# [INSTRUCTIONS FOR THE TASK]
Tell how many lines have the string "page" in them, and write nothing besides the number.

# [Plotting code records]
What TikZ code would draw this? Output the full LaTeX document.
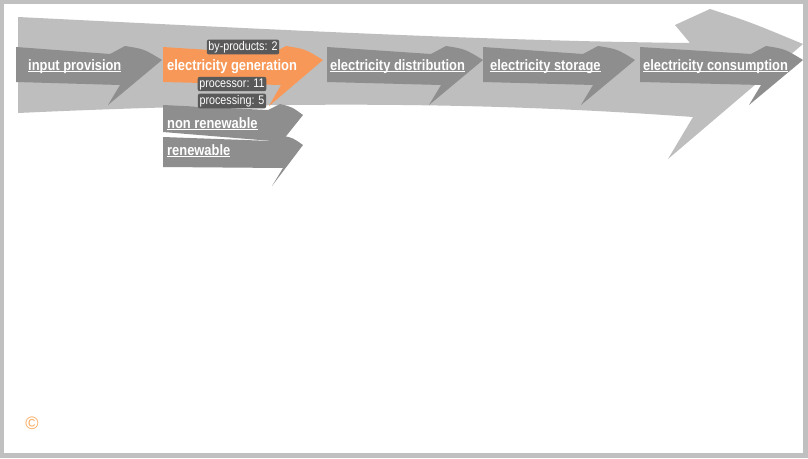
\documentclass[tikz,border=0pt]{standalone}
\usepackage{fontspec}
\setmainfont{Liberation Sans}
\newfontfamily\narrowfont[FakeStretch=0.86]{Liberation Sans}
\usepackage{tikz}

\definecolor{framegray}{RGB}{192,192,192}
\definecolor{flowgray}{RGB}{190,190,190}
\definecolor{stepgray}{RGB}{142,142,142}
\definecolor{genorange}{RGB}{247,152,88}
\definecolor{tagbg}{RGB}{89,89,89}
\definecolor{copyorange}{RGB}{249,168,90}

% underline close to the baseline
\newcommand\stepline[1]{\setbox0\hbox{#1}\rlap{\rule[-2.2pt]{\wd0}{0.9pt}}\box0}

\begin{document}
\begin{tikzpicture}[x=1pt, y=-1pt,
    steptext/.style = {text=white, font=\narrowfont\bfseries\fontsize{15}{17}\selectfont, inner sep=0pt, anchor=base west},
    tag/.style = {fill=tagbg, text=white, rounded corners=2pt, font=\narrowfont\fontsize{12.5}{14}\selectfont, inner sep=1.6pt}]
    \useasboundingbox (0,0) rectangle (808,458);
    \fill[framegray] (0,0) rectangle (808,458);
    \fill[white] (4,4) rectangle (803,453);

    % big flow arrow
    \fill[flowgray] (18,17) .. controls (300,31) and (500,41) .. (690,43) -- (675,25) -- (710,9)
        .. controls (750,22) .. (803,44) -- (668,159) -- (693,117)
        .. controls (500,103) and (300,100) .. (18,113) -- cycle;

    % step arrows
    \foreach \l/\t in {16/162, 327/483, 483/635, 640/803}
        \fill[stepgray] (\l,47) -- ({\t-52},54) -- ({\t-37},46) .. controls ({\t-18},49) .. (\t,60)
            -- ({\t-54},105) -- ({\t-42},85) -- (\l,82) -- cycle;
    \fill[genorange] (163,47) -- (271,54) -- (286,46) .. controls (305,49) .. (323,60)
        -- (269,106) -- (281,85) -- (163,82) -- cycle;
    \fill[stepgray] (163,105) -- (268,110) -- (280,104) .. controls (292,107) .. (303,115)
        -- (283,140) -- (272,141) -- (163,132) -- cycle;
    \fill[stepgray] (163,137) -- (272,141) -- (284,136) .. controls (293,138) .. (303,145)
        -- (272,186) -- (283,168) -- (163,167) -- cycle;

    \node[steptext] (inputprov) at (28,70) {\stepline{input provision}};
    \node[steptext] (elecgen) at (167,70) {electricity generation};
    \node[steptext] (elecdist) at (330,70) {\stepline{electricity distribution}};
    \node[steptext] (elecstor) at (490,70) {\stepline{electricity storage}};
    \node[steptext] (eleccons) at (643,70) {\stepline{electricity consumption}};
    \node[steptext] (nonrenew) at (167,128) {\stepline{non renewable}};
    \node[steptext] (renew) at (167,155) {\stepline{renewable}};

    \node[tag] (byprod) at (243,47) {by-products: 2};
    \node[tag] (processor) at (232,84) {processor: 11};
    \node[tag] (processing) at (232,101) {processing: 5};

    \node[text=copyorange, font=\fontsize{18}{20}\selectfont] (copyr) at (32,423) {©};
\end{tikzpicture}
\end{document}
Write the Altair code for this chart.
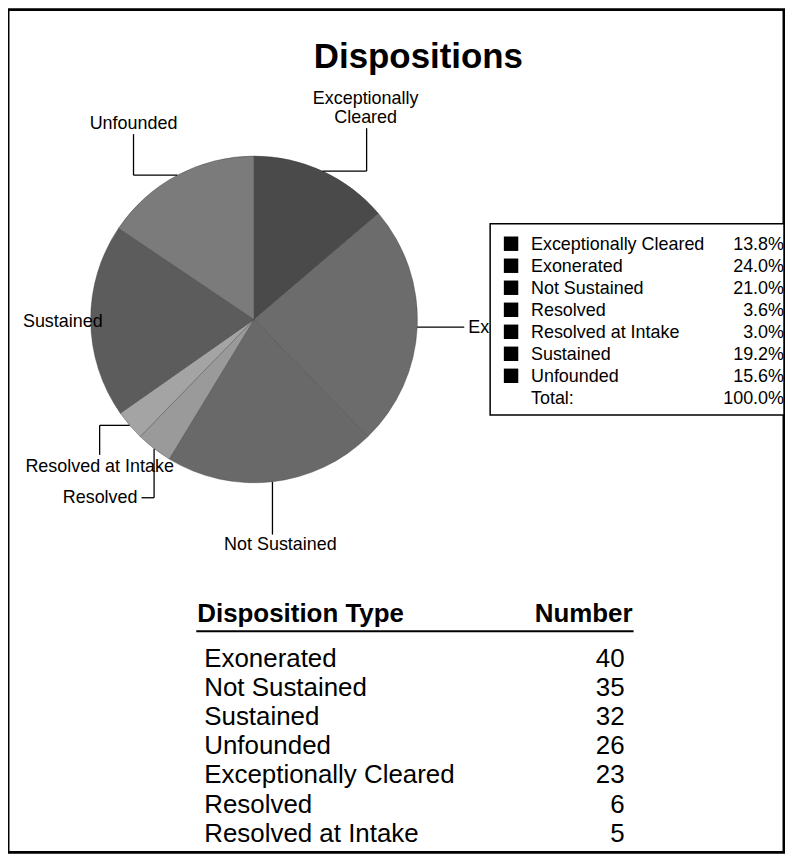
import altair as alt
import pandas as pd
import numpy as np

# ---------------- data ----------------
categories = ["Exceptionally Cleared", "Exonerated", "Not Sustained", "Resolved",
              "Resolved at Intake", "Sustained", "Unfounded"]
counts = [23, 40, 35, 6, 5, 32, 26]
shades = ["#4a4a4a", "#6c6c6c", "#696969", "#9a9a9a", "#a4a4a4", "#5c5c5c", "#7b7b7b"]
title_text = "Dispositions"
table_header = ["Disposition Type", "Number"]
total_label = "Total:"

# ---------------- layout ----------------
W, H = 779, 846
OFF = 8                      # page margin
FONT = "Liberation Sans"
CX, CY, R = 255 - OFF, 319 - OFF, 164

def P(v):
    return v - OFF

total = sum(counts)
pct = [c / total * 100 for c in counts]
cum = np.cumsum([0] + counts)
mid_deg = [(cum[i] + counts[i] / 2) / total * 360 for i in range(len(counts))]
edge = {}
for cat, a in zip(categories, mid_deg):
    r = np.radians(a)
    edge[cat] = (CX + R * np.sin(r), CY - R * np.cos(r))

# leader segments and label texts
segs = []
texts = []  # text, x, y, size, weight, align

def seg(a, b):
    segs.append({"x": a[0], "y": a[1], "x2": b[0], "y2": b[1]})

e = edge["Exceptionally Cleared"]
seg(e, (P(368), e[1])); seg((P(368), e[1]), (P(368), P(127)))
texts += [("Exceptionally", P(367), P(103), 18, "normal", "center"),
          ("Cleared", P(367), P(122), 18, "normal", "center")]

e = edge["Unfounded"]
seg(e, (P(134), e[1])); seg((P(134), e[1]), (P(134), P(133)))
texts.append(("Unfounded", P(134), P(128), 18, "normal", "center"))

e = edge["Exonerated"]
seg(e, (P(466), e[1]))
texts.append(("Exonerated", P(470), e[1] + 6, 18, "normal", "left"))

e = edge["Not Sustained"]
seg(e, (e[0], P(535)))
texts.append(("Not Sustained", e[0] + 8, P(550), 18, "normal", "center"))

texts.append(("Sustained", P(23), P(327), 18, "normal", "left"))

e = edge["Resolved at Intake"]
seg(e, (P(100), e[1])); seg((P(100), e[1]), (P(100), P(455)))
texts.append(("Resolved at Intake", P(100), P(472), 18, "normal", "center"))

e = edge["Resolved"]
seg(e, (e[0], P(498))); seg((e[0], P(498)), (P(142), P(498)))
texts.append(("Resolved", P(138), P(503), 18, "normal", "right"))

# legend box texts
leg_texts = []
leg_sq = []
for i, (cat, p) in enumerate(zip(categories, pct)):
    yc = P(243) + i * 22.1
    leg_sq.append({"x": P(513), "y": yc})
    leg_texts.append((cat, P(533), yc + 6.5, 18, "normal", "left"))
    leg_texts.append((f"{p:.1f}%", P(787), yc + 6.5, 18, "normal", "right"))
yt = P(243) + 7 * 22.1
leg_texts.append((total_label, P(533), yt + 6.5, 18, "normal", "left"))
leg_texts.append((f"{sum(pct):.1f}%", P(787), yt + 6.5, 18, "normal", "right"))

# title
title_rows = [(title_text, P(420), P(67), 35, "bold", "center")]

# table
order = sorted(range(len(categories)), key=lambda i: -counts[i])
tbl = [(table_header[0], P(198), P(623), 26, "bold", "left"),
       (table_header[1], P(635), P(623), 26, "bold", "right")]
for j, i in enumerate(order):
    yb = P(668) + j * 29.2
    tbl.append((categories[i], P(205), yb, 26, "normal", "left"))
    tbl.append((str(counts[i]), P(627), yb, 26, "normal", "right"))
segs_tbl = [{"x": P(197), "y": P(632), "x2": P(636), "y2": P(632)}]

all_texts = texts + leg_texts + title_rows + tbl
tdf = pd.DataFrame(all_texts, columns=["text", "x", "y", "size", "weight", "align"])

# ---------------- scales ----------------
XS = alt.Scale(domain=[0, W], nice=False, zero=False)
YS = alt.Scale(domain=[0, H], nice=False, zero=False, reverse=True)

def X(f="x"):
    return alt.X(f"{f}:Q", scale=XS, axis=None)

def Y(f="y"):
    return alt.Y(f"{f}:Q", scale=YS, axis=None)

# ---------------- layers ----------------
pie_df = pd.DataFrame({"category": categories, "count": counts, "idx": range(len(counts))})
pie = alt.Chart(pie_df).mark_arc(outerRadius=R, stroke="#3c3c3c", strokeWidth=0.4).encode(
    theta=alt.Theta("count:Q", stack=True),
    order=alt.Order("idx:Q"),
    color=alt.Color("category:N", scale=alt.Scale(domain=categories, range=shades), legend=None),
    x=alt.value(CX), y=alt.value(CY),
)

leaders = alt.Chart(pd.DataFrame(segs)).mark_rule(color="black", strokeWidth=1.3).encode(
    x=X(), y=Y(), x2="x2:Q", y2="y2:Q")

def text_layer(df, align, weight):
    sub = df[(df["align"] == align) & (df["weight"] == weight)]
    return alt.Chart(sub).mark_text(align=align, baseline="alphabetic", font=FONT,
                                    fontWeight=weight, color="black").encode(
        x=X(), y=Y(), text="text:N", size=alt.Size("size:Q", scale=None, legend=None))

pie_tdf = pd.DataFrame(texts, columns=tdf.columns)
pie_labels = [text_layer(pie_tdf, a, "normal") for a in ["left", "center", "right"]]

box = alt.Chart(pd.DataFrame([{"x": P(492), "y": P(223), "x2": W, "y2": P(415)}])).mark_rect(
    fill="white", stroke="black", strokeWidth=1.5).encode(x=X(), y=Y(), x2="x2:Q", y2="y2:Q")

squares = alt.Chart(pd.DataFrame(leg_sq)).mark_square(size=210, filled=True, color="black",
                                                       opacity=1).encode(x=X(), y=Y())

rest_df = pd.DataFrame(leg_texts + title_rows + tbl, columns=tdf.columns)
rest_layers = []
for a in ["left", "center", "right"]:
    for w in ["normal", "bold"]:
        if ((rest_df["align"] == a) & (rest_df["weight"] == w)).any():
            rest_layers.append(text_layer(rest_df, a, w))

underline = alt.Chart(pd.DataFrame(segs_tbl)).mark_rule(color="black", strokeWidth=2).encode(
    x=X(), y=Y(), x2="x2:Q", y2="y2:Q")

chart = alt.layer(pie, leaders, *pie_labels, box, squares, underline, *rest_layers).properties(
    width=W, height=H, padding=0
).configure_view(stroke="black", strokeWidth=3)

chart.save("out.html", embed_options={"renderer": "svg", "actions": False})
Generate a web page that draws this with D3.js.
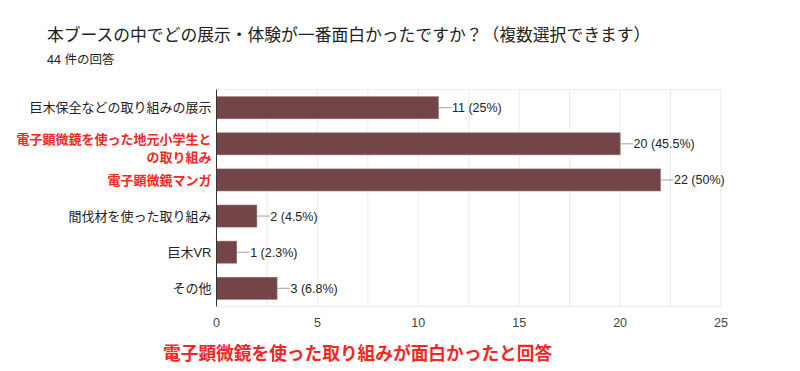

# [EXERCISE ANSWER]
2